The lawsuit seeks to prevent foreign nationals from being registered to vote in Harris County in the future. Churchwell says the documents were obtained through an open records request, and the registrar’s office has been sending chunks of data showing the history of voter roll maintenance in the county, including noncitizens registered as long ago as the 1990s and as recently as 2020.
The time period includes when State Senator Paul Bettencourt was the voter registrar in the early 2000s. “You’re going to have some handful of mistakes,” said Bettencourt. “That’s just the way things happen when you have people and a voter rollover 2.3 million…. If people could not fix that problem, they were either removed from that job or put on another job.
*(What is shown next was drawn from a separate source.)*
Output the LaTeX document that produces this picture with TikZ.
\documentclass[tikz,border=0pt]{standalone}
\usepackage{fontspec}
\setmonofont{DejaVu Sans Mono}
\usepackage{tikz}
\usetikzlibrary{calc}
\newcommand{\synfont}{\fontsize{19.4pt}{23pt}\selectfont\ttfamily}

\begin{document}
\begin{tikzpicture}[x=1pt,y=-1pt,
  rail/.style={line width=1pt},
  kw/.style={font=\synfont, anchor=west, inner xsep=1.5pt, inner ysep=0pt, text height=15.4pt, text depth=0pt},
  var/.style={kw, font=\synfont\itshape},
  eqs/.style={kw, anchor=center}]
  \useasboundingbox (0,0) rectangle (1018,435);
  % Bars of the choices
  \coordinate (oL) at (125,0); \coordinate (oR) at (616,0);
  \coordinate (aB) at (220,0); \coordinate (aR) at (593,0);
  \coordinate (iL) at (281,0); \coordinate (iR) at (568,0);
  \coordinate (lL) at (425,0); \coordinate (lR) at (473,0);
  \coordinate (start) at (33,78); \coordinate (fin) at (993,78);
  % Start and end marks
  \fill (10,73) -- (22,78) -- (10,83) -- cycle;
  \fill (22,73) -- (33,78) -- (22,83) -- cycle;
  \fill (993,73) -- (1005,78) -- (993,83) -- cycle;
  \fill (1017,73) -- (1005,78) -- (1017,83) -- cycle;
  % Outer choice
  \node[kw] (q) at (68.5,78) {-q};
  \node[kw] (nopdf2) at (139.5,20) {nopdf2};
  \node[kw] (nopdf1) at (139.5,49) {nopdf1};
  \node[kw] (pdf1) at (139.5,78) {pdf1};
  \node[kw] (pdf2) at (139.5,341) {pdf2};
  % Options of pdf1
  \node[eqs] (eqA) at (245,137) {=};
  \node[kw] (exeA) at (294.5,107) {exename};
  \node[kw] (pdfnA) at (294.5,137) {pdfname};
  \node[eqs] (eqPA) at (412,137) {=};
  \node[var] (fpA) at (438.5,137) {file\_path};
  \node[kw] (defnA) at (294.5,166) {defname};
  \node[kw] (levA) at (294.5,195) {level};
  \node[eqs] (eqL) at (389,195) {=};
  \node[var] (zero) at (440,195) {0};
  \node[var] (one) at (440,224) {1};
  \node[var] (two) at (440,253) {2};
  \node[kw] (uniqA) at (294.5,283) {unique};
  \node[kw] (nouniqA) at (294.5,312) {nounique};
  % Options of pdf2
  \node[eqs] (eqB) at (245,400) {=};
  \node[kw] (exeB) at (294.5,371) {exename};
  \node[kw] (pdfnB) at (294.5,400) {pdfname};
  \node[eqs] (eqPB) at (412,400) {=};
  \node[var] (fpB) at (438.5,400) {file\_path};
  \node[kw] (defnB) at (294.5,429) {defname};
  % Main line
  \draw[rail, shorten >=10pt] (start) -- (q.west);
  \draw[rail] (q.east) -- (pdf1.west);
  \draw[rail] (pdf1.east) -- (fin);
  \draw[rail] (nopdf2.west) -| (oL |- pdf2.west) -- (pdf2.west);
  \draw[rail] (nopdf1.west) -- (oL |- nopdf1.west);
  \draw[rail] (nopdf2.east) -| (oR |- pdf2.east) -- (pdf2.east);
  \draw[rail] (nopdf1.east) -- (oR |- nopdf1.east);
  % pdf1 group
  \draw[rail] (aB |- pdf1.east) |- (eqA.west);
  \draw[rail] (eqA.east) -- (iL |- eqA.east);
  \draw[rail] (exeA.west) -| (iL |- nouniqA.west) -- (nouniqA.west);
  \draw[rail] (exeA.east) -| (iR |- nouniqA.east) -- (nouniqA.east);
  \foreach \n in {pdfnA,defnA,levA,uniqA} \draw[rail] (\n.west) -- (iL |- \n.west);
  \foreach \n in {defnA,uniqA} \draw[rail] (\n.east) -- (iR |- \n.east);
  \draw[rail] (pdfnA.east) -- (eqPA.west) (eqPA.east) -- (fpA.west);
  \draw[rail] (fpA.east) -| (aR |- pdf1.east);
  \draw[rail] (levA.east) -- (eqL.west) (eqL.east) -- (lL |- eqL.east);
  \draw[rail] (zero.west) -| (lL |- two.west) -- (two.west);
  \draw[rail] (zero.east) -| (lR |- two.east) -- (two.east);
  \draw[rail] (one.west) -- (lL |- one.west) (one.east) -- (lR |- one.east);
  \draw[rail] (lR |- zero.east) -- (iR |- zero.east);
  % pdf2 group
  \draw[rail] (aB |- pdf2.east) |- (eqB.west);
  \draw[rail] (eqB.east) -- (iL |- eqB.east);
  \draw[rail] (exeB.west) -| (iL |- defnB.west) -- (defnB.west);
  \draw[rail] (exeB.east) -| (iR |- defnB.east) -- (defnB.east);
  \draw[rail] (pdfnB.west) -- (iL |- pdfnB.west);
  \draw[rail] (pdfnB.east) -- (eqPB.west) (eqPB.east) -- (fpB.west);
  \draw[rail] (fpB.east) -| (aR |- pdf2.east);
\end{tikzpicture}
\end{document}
You have to take it seriously.”
The documentation shows the noncitizen’s registration was usually revoked years later.
“You could see that gap in time between someone being honest and saying I’m not a U.S. citizen, but I’m filling out this form anyway, getting accepted onto the voter roll, and then some other cleanup—usually the same person again saying I should not be here,” said Churchwell. “Then they only get removed from the roll at that time.”
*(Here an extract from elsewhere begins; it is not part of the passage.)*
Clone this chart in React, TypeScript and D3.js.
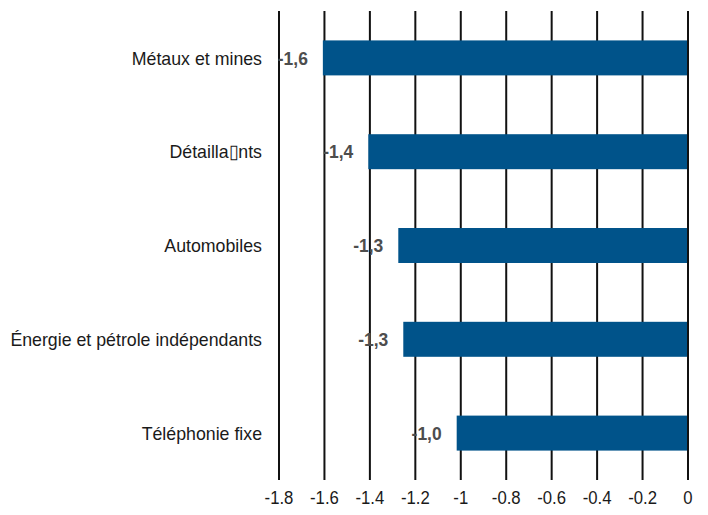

The data included in the lawsuit was obtained this year through an open records request filed in 2017.“Over 2017 to 2018 we requested these records,” said Churchwell. “We had to file a federal lawsuit because we were denied.”
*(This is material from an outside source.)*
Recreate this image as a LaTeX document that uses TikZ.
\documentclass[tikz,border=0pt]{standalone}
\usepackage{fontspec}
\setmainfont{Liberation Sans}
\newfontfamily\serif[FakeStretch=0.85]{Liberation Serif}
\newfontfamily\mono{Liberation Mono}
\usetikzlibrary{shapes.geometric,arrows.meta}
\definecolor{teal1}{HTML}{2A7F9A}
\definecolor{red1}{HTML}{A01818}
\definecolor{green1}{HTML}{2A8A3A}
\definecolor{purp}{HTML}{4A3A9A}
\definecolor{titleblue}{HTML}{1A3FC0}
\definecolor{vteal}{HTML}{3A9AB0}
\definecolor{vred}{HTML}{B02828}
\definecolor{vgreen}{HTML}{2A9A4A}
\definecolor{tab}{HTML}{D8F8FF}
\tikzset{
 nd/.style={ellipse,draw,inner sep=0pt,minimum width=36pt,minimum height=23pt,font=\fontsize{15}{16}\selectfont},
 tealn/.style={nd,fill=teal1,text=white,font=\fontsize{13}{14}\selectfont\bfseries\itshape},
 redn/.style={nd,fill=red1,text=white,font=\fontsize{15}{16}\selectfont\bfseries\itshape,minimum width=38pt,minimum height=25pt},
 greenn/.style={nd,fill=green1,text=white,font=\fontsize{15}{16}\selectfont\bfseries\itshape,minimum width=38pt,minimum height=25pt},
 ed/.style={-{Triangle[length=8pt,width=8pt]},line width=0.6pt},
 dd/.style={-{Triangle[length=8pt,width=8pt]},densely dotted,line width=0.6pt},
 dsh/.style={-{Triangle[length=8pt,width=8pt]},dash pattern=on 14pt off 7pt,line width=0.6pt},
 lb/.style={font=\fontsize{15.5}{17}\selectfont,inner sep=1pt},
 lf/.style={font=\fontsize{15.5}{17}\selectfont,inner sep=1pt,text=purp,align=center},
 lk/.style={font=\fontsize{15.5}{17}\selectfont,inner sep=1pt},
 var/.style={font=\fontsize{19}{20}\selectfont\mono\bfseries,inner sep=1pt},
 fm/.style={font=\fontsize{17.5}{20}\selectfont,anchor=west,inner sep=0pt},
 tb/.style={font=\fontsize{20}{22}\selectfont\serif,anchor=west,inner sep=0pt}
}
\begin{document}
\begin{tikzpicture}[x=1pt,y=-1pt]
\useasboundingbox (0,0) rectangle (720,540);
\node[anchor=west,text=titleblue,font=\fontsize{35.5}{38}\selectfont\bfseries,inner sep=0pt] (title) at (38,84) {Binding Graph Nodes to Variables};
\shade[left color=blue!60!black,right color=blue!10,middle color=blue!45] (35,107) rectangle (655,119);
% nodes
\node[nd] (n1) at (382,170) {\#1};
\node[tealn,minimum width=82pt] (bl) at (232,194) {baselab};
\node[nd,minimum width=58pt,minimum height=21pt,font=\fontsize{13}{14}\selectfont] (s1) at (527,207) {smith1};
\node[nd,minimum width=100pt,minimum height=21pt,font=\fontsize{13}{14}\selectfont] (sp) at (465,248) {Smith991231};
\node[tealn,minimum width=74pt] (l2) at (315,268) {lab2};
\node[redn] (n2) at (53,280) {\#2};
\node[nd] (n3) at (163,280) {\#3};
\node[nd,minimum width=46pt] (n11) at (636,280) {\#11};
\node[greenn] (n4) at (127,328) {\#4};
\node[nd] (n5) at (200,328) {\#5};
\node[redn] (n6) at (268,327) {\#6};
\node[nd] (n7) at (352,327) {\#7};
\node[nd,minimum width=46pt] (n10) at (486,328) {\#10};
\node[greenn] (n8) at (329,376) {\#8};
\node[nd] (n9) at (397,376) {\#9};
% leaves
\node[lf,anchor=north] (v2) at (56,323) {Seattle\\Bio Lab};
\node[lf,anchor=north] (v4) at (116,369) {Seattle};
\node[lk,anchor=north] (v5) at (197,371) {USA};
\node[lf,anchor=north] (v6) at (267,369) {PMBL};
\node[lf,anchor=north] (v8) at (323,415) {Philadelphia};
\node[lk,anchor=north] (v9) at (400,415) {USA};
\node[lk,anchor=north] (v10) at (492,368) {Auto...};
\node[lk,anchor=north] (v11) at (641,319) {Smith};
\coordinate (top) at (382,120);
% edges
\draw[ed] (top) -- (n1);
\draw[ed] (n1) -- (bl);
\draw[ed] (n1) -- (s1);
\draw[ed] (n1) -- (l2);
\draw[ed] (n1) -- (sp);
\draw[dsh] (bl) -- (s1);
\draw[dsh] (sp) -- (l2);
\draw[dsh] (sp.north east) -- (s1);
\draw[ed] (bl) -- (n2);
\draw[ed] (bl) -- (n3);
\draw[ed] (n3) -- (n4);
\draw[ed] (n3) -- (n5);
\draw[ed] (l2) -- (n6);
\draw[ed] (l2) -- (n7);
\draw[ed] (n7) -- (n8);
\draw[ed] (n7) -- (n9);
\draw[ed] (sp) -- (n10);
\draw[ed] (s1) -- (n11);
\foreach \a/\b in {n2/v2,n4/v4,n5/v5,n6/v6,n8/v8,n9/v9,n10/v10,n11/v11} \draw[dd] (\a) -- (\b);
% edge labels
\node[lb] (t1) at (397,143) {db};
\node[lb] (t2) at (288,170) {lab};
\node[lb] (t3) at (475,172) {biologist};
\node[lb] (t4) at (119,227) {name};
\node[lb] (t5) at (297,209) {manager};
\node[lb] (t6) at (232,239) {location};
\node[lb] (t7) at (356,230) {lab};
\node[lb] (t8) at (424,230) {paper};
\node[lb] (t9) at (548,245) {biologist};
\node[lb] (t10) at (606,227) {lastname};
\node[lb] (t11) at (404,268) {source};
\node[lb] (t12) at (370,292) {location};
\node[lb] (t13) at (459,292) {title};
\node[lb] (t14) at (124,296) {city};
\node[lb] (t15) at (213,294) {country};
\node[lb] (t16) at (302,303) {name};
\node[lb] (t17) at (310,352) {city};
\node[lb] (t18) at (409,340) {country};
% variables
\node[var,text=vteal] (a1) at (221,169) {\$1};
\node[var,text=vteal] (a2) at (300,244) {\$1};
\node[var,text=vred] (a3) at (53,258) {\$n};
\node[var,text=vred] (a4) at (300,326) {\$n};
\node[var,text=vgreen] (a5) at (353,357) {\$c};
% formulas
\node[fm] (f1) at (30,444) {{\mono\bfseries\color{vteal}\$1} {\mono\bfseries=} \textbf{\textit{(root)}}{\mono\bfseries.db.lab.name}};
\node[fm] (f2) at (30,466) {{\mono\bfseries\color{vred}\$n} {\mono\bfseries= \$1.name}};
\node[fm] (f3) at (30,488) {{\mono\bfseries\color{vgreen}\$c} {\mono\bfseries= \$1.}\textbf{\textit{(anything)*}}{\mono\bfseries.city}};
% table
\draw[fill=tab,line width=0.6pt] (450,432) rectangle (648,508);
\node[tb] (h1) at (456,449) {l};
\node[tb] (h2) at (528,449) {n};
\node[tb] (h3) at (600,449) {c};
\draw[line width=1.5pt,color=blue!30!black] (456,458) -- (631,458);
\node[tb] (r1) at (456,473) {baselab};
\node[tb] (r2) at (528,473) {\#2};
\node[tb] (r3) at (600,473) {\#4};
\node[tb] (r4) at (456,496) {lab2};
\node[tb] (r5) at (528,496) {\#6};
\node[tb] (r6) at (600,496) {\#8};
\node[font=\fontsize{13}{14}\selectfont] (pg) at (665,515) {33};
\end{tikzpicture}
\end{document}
Churchwell says the foundation is still waiting on hundreds of more documents, especially voter registration forms that were filled out during the current voter registrar Ann Harris Bennett’s term in office.
Her office did not agree to Fox 26’s interview request Monday but did say by phone they were meeting with the county attorney to review the lawsuit.
Her office later sent this statement: “The Harris County Voter Registrar successfully maintains 2.4 million Harris County voter records.
Currently, Harris County residents have until October 5, 2020 to register for this November’s Election. In response to a federal lawsuit settled earlier this year, Registrar Ann Bennett provided nearly seven years of voter records to an Indiana-based organization called the Public Interest Legal Foundation.
“After reviewing these records, the Public Interest Legal Foundation claims an average of approximately 134 applicants per year had some problem related to United States citizenship. All of these applications were caught, and there is no allegation that anyone who is not a citizen is currently registered to vote.
“Nevertheless, this out-of-state organization filed a second lawsuit to ask a state court to order the Registrar to do what she is already doing—assure the integrity of Harris County’s voter records. Tellingly, the organization demands $210,000 in attorney’s fees, despite failing to uncover any evidence that there are currently any non-citizens registered to vote. The Registrar will now take steps to respond to this new case.”
Churchwell says the apparent errors in processing applications could mean deportation for otherwise innocent immigrants who told the truth on their applications.
“Same thing if someone were to register to vote improperly at the DPS getting a driver’s license,” said Churchwell. “If the DPS wasn’t careful and gave you that voter registration form, then it’s going to cascade into the voter registration system, and it will come back to bite you in the immigration system. But you the end user—the immigrant, whomever—you’re the one that’s going to pay the price, not the people who weren’t doing their jobs correctly.”